→ **Task to carry out**: Copy word for word the lines in the records below, starting at the line with "Recreate this image" and ending at the line with "const Y_STEP = [10, 20, 2, 1, 3, 6];". Skip the pictures.

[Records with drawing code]
— START —

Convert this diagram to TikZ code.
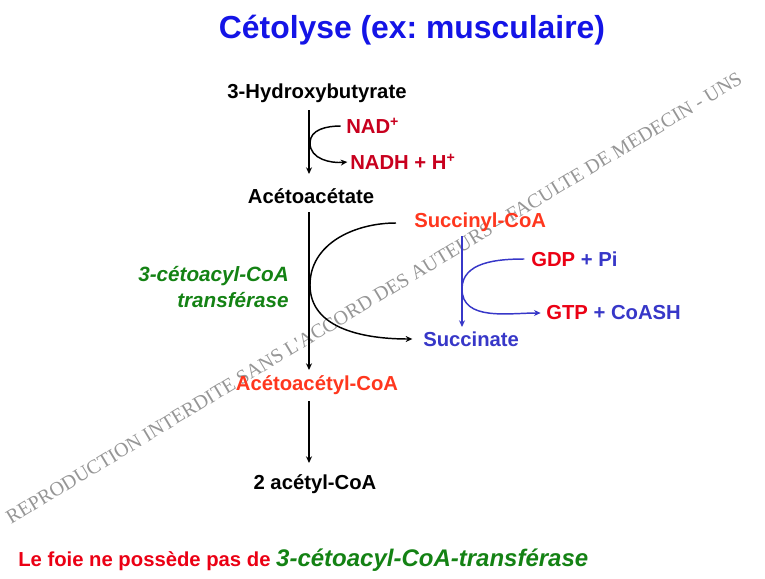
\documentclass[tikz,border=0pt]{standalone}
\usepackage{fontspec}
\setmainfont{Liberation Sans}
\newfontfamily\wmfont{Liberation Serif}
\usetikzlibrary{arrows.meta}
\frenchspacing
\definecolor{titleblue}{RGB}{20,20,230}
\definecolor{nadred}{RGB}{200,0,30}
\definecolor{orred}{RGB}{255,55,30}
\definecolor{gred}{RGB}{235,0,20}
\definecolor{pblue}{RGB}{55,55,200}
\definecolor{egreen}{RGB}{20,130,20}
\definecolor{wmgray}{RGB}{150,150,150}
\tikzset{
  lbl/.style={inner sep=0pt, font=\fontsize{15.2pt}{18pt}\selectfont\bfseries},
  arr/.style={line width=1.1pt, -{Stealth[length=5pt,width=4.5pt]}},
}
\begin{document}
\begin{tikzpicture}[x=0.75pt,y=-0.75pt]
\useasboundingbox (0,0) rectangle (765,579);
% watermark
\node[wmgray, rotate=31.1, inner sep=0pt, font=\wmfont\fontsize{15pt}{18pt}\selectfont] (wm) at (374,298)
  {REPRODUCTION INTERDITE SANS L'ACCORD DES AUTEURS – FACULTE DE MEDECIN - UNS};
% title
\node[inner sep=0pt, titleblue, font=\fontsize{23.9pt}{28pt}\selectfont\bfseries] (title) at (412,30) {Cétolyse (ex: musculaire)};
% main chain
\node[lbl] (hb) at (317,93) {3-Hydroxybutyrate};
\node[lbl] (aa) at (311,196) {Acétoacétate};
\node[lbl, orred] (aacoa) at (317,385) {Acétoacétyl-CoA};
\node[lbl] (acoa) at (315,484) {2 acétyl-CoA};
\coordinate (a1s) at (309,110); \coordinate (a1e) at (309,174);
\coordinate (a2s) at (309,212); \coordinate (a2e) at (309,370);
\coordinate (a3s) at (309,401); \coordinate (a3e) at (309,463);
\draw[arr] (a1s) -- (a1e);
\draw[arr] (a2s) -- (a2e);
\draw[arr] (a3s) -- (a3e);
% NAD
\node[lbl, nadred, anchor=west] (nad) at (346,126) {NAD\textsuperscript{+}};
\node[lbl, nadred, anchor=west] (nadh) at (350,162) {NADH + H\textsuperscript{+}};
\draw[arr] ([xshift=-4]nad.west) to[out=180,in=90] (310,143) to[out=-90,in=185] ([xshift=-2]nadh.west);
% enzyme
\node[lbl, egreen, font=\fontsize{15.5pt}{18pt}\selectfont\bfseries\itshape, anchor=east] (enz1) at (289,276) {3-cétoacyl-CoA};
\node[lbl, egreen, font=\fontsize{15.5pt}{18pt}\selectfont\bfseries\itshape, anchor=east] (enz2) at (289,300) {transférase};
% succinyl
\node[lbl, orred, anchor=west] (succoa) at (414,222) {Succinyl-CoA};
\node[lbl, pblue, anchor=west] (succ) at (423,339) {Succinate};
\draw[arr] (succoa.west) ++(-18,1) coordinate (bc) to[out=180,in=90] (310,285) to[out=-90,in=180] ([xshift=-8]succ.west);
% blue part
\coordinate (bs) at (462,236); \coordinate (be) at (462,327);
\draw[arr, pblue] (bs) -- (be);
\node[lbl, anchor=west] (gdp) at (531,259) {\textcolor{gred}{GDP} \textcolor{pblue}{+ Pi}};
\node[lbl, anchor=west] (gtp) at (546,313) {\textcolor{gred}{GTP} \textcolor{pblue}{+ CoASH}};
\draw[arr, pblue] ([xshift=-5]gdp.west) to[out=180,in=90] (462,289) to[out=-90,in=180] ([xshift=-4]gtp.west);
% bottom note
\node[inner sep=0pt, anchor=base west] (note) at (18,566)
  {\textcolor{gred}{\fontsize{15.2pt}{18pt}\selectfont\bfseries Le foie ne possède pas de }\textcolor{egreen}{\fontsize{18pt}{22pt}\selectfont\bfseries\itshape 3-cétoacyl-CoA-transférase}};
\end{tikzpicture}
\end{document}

— END —
— START —

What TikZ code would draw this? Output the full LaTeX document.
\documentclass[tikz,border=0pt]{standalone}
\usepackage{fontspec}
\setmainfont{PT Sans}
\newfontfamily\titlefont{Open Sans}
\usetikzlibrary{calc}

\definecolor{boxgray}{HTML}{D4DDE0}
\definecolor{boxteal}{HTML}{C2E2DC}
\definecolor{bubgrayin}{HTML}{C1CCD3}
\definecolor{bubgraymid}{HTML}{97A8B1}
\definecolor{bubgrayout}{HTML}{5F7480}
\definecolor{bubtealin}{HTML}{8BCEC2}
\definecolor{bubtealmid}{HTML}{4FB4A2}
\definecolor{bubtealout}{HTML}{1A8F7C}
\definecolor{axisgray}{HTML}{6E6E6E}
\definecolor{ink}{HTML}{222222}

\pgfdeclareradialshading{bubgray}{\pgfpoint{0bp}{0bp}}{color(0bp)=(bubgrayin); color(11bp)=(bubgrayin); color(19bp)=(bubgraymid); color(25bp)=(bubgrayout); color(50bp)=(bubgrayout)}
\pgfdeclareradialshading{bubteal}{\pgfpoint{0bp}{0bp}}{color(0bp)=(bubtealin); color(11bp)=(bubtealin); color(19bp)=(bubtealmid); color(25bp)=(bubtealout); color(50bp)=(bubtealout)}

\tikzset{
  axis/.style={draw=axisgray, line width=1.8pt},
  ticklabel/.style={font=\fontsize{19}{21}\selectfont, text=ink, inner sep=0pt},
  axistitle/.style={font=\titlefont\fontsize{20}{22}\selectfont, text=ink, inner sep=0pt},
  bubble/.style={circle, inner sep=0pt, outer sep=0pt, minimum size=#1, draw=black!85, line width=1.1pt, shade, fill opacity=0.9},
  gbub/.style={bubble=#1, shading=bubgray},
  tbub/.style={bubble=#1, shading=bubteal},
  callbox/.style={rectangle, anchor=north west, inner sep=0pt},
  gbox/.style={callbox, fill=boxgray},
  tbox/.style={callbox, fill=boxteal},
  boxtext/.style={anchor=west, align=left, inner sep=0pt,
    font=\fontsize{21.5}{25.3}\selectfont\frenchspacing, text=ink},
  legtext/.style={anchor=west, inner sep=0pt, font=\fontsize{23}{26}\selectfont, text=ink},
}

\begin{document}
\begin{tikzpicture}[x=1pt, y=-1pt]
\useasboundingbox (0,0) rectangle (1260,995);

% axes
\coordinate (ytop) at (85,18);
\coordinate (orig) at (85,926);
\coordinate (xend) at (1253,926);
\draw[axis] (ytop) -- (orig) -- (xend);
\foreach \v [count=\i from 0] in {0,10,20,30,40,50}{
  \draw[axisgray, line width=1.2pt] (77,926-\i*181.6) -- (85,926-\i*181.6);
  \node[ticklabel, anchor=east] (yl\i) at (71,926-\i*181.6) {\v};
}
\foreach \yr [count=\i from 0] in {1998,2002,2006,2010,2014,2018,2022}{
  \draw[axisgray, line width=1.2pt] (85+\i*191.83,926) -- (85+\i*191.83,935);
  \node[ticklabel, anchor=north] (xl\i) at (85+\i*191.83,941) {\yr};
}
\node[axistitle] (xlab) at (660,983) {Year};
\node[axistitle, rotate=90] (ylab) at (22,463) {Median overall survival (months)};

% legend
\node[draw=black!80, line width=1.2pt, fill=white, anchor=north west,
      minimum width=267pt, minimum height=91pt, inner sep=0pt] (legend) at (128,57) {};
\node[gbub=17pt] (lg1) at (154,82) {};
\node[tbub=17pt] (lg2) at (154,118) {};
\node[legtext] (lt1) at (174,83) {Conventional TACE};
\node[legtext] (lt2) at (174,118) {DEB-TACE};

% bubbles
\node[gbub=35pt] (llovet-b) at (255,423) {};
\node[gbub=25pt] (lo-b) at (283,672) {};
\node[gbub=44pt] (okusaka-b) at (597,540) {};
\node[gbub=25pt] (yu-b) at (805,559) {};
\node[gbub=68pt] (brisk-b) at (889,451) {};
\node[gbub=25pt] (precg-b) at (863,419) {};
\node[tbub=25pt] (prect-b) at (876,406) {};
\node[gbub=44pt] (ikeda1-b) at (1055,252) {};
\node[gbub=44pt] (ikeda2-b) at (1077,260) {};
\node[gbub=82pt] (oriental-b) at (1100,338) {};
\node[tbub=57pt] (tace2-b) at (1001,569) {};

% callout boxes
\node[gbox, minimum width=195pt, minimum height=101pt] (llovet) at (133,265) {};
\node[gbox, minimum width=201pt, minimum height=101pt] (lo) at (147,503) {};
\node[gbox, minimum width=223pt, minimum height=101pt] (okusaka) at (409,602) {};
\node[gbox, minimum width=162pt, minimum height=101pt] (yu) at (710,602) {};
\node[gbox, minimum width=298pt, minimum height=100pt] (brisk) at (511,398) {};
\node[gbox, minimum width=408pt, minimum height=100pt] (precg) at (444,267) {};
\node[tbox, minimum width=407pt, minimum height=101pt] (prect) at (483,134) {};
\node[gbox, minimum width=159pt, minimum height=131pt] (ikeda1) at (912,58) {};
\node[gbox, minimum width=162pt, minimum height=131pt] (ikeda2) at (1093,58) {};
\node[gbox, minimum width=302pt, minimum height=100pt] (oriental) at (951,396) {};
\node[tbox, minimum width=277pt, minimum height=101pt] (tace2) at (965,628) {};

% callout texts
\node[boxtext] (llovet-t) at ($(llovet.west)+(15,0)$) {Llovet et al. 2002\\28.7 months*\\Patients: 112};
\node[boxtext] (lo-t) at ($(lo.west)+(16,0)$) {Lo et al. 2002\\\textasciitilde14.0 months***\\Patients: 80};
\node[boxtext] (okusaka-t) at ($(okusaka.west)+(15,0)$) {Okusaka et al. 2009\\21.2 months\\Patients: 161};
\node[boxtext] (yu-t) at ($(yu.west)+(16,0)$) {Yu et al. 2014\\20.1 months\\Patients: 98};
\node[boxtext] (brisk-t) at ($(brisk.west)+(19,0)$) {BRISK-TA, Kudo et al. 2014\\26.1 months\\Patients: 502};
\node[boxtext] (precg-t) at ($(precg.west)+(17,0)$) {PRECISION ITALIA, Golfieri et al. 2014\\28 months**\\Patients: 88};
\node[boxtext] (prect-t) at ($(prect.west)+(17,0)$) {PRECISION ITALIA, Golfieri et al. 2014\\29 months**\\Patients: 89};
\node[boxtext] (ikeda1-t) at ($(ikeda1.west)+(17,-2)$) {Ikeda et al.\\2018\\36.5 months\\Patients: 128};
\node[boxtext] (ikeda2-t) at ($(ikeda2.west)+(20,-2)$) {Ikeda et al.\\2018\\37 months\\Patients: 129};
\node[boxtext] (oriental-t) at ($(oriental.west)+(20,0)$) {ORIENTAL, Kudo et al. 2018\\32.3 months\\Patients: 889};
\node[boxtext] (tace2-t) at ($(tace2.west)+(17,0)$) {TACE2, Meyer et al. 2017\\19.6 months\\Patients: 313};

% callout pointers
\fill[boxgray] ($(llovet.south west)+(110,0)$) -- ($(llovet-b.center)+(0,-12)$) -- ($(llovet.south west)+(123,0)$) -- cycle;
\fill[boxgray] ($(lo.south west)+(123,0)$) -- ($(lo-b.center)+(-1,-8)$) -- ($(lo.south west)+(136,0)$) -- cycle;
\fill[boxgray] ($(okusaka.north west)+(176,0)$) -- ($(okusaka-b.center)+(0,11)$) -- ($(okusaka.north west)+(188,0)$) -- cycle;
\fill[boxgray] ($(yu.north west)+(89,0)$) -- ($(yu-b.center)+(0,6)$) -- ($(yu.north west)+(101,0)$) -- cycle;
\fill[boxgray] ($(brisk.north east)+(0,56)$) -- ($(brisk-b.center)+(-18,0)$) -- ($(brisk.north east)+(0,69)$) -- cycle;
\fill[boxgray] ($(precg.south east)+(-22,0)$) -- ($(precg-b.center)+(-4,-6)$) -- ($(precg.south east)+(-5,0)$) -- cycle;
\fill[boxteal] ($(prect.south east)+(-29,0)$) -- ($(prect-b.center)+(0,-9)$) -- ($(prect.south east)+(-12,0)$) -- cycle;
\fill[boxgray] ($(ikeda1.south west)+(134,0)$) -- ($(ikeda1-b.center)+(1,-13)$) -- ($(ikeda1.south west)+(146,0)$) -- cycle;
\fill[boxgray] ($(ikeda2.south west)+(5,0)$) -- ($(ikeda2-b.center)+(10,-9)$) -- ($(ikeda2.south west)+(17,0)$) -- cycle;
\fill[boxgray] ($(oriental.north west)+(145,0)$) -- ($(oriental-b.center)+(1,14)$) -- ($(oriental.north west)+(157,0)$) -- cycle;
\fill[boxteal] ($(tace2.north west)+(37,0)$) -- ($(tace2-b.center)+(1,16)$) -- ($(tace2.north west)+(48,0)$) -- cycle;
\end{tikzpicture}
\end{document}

— END —
— START —

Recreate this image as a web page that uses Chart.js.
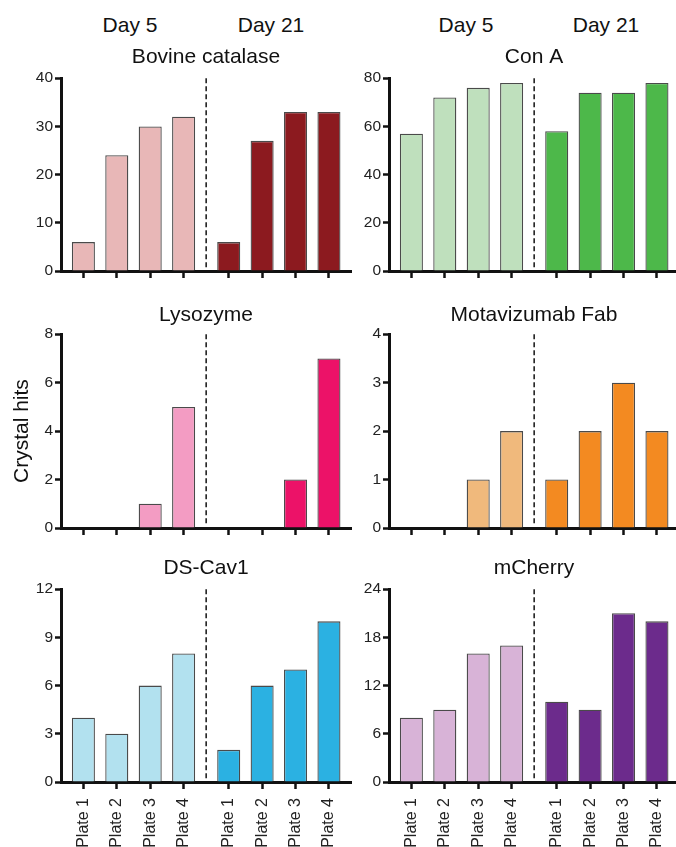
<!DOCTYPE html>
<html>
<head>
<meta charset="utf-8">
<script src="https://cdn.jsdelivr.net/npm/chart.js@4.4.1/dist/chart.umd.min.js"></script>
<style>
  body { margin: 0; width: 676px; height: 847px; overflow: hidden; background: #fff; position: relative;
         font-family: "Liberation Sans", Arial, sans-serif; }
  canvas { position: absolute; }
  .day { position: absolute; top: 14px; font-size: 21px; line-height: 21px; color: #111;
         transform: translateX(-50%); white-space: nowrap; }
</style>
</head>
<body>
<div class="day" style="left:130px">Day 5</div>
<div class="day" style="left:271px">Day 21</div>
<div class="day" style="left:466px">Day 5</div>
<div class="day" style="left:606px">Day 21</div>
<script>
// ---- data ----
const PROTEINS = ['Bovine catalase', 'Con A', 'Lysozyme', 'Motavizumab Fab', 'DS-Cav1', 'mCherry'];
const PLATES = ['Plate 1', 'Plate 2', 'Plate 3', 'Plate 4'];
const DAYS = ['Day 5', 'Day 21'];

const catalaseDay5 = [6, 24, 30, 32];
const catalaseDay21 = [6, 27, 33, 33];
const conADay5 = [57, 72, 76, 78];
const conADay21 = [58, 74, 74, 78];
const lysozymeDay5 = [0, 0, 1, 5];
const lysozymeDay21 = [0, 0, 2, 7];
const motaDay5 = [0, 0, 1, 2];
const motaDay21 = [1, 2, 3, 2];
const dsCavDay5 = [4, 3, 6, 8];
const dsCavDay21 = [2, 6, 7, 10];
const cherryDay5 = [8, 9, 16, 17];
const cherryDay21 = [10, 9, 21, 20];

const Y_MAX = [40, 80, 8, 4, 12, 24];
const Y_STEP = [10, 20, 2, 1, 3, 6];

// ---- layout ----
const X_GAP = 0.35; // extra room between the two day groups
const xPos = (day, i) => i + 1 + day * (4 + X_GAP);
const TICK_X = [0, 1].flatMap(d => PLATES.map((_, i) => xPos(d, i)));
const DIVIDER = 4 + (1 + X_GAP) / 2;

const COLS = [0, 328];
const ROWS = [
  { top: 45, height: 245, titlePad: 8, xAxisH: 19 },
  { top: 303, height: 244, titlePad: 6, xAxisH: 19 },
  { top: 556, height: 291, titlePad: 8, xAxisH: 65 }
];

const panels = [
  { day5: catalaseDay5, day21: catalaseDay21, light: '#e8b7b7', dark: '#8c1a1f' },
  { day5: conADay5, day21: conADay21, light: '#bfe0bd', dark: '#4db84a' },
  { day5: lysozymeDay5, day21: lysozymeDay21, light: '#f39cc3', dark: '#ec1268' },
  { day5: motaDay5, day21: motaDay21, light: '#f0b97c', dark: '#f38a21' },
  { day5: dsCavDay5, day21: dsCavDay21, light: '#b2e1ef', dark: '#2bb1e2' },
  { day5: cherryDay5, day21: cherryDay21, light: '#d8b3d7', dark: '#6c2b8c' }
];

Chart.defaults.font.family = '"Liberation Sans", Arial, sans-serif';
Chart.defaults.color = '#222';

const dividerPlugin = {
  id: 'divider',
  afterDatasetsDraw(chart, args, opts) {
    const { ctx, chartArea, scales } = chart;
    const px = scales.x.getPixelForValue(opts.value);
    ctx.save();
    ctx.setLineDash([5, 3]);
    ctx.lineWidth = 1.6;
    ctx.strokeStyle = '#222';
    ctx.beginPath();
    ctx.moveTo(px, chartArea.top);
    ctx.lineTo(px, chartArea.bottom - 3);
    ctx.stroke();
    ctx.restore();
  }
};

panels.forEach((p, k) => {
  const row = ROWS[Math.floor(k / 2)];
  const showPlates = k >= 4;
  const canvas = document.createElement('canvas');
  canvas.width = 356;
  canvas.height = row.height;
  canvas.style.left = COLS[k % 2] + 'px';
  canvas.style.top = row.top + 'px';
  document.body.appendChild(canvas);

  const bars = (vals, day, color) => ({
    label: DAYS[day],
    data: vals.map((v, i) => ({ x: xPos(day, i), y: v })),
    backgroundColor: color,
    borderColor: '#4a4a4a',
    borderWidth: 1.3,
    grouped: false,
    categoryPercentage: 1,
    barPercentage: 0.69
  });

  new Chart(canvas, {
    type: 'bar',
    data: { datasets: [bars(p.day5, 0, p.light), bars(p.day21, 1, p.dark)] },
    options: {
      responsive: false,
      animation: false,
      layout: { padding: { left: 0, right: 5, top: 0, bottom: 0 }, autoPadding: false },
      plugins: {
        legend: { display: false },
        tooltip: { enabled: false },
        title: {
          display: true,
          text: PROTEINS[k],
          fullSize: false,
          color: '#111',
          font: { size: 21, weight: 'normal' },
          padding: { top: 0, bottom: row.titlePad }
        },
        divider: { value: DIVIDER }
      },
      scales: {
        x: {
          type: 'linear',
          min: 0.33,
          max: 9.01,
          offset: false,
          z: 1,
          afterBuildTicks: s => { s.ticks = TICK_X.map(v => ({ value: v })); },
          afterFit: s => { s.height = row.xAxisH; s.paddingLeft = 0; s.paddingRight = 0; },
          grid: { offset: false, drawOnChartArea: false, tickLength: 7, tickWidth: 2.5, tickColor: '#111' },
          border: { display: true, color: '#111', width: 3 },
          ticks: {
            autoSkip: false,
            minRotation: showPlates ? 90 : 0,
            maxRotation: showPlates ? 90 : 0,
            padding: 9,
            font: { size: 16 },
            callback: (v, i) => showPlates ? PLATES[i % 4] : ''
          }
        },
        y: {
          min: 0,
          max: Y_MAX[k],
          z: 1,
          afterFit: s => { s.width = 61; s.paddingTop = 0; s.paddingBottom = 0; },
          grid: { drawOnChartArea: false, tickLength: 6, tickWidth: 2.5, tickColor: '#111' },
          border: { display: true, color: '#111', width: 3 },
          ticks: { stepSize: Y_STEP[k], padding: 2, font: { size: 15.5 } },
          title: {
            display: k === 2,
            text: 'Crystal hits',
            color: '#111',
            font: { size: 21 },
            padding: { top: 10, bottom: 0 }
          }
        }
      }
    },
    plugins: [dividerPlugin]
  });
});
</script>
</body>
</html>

— END —

→ **Problem solution**:
Recreate this image as a web page that uses Chart.js.
<!DOCTYPE html>
<html>
<head>
<meta charset="utf-8">
<script src="https://cdn.jsdelivr.net/npm/chart.js@4.4.1/dist/chart.umd.min.js"></script>
<style>
  body { margin: 0; width: 676px; height: 847px; overflow: hidden; background: #fff; position: relative;
         font-family: "Liberation Sans", Arial, sans-serif; }
  canvas { position: absolute; }
  .day { position: absolute; top: 14px; font-size: 21px; line-height: 21px; color: #111;
         transform: translateX(-50%); white-space: nowrap; }
</style>
</head>
<body>
<div class="day" style="left:130px">Day 5</div>
<div class="day" style="left:271px">Day 21</div>
<div class="day" style="left:466px">Day 5</div>
<div class="day" style="left:606px">Day 21</div>
<script>
// ---- data ----
const PROTEINS = ['Bovine catalase', 'Con A', 'Lysozyme', 'Motavizumab Fab', 'DS-Cav1', 'mCherry'];
const PLATES = ['Plate 1', 'Plate 2', 'Plate 3', 'Plate 4'];
const DAYS = ['Day 5', 'Day 21'];

const catalaseDay5 = [6, 24, 30, 32];
const catalaseDay21 = [6, 27, 33, 33];
const conADay5 = [57, 72, 76, 78];
const conADay21 = [58, 74, 74, 78];
const lysozymeDay5 = [0, 0, 1, 5];
const lysozymeDay21 = [0, 0, 2, 7];
const motaDay5 = [0, 0, 1, 2];
const motaDay21 = [1, 2, 3, 2];
const dsCavDay5 = [4, 3, 6, 8];
const dsCavDay21 = [2, 6, 7, 10];
const cherryDay5 = [8, 9, 16, 17];
const cherryDay21 = [10, 9, 21, 20];

const Y_MAX = [40, 80, 8, 4, 12, 24];
const Y_STEP = [10, 20, 2, 1, 3, 6];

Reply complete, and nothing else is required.